The annual Pobal early years sector profile is based on a survey of all services which participate in State-funded early learning and care and school age childcare schemes. The latest report, containing data from May 2018, indicates that while the sector is experiencing significantly increased demand, it is broadly meeting this demand nationally. I am, however, fully aware of the challenges many parents experience to access high quality and affordable places, particularly for younger children. This is why I have worked intensively with my officials to introduce a number of measures to address the situation.
The substantial increase in investment in childcare over the past four budgets has delivered a range of improvements, including a doubling of capacity in the sector for both ECCE and the birth to three years age group, but clearly more needs to be done. I am taking a number of steps to address capacity issues. I have provided €9.6 million in capital funding for the sector in 2019 to focus on increasing the number of places available.
My Department is also helping services to get ready for the forthcoming national childcare scheme.
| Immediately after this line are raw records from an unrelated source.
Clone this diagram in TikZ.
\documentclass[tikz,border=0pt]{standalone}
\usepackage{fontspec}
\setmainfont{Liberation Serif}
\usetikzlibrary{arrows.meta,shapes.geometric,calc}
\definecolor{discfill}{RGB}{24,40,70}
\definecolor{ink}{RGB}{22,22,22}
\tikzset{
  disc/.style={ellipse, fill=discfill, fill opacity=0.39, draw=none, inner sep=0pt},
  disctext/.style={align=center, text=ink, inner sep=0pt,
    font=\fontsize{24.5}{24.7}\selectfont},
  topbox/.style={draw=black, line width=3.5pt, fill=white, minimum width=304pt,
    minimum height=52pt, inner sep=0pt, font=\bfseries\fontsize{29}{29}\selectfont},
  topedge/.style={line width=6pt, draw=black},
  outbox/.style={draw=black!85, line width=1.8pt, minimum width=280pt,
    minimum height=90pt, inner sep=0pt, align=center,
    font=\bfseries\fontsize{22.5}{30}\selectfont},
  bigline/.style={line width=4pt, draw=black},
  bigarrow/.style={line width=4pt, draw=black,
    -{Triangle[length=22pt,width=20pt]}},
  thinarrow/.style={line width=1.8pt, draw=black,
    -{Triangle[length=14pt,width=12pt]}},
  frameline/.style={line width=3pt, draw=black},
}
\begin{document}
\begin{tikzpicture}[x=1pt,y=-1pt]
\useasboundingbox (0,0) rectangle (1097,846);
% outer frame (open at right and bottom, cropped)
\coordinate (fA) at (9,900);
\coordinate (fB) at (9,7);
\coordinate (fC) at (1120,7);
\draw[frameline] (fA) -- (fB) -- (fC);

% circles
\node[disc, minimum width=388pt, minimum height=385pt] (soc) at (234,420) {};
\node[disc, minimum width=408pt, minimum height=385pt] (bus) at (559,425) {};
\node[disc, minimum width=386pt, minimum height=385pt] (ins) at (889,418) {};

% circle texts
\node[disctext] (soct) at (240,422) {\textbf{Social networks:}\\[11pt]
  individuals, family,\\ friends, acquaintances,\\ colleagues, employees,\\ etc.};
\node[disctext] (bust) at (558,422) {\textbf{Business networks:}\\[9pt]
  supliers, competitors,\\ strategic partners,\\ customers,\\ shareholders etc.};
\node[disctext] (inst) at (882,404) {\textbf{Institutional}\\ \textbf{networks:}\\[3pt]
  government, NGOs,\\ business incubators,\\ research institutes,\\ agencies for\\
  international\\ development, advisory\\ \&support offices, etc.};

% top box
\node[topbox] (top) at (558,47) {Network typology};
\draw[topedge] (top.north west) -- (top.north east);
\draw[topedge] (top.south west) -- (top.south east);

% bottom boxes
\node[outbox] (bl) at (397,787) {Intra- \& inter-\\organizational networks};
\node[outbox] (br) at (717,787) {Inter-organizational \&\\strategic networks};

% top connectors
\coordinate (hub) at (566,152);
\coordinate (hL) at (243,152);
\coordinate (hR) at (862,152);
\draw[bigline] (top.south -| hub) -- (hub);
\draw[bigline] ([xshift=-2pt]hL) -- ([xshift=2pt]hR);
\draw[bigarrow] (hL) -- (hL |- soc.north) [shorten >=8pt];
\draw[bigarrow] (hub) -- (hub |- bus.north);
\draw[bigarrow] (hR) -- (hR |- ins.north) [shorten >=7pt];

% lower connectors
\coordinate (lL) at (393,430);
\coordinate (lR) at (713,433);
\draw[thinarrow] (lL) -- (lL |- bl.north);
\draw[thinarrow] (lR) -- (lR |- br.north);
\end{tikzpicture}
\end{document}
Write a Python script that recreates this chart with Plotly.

This capital funding, decisions on which will be published very shortly, is expected to produce approximately 1,300 new spaces for birth to three year olds and 2,300 new school age childcare places this year.
The national childcare scheme, which will be introduced later this year, will also be a major incentive for providers to expand capacity. The scheme will provide a progressive system of subsidies starting with the highest subsidy rates for children under one - up to €5.10 per hour - and the next highest subsidy for one and two year olds - up to €4.35 per hour.
As I have mentioned in responses to earlier questions today, I will publish a childminding action plan in the coming months that will set out the actions my Department will take to support more childminders to offer high quality and subsidised childcare.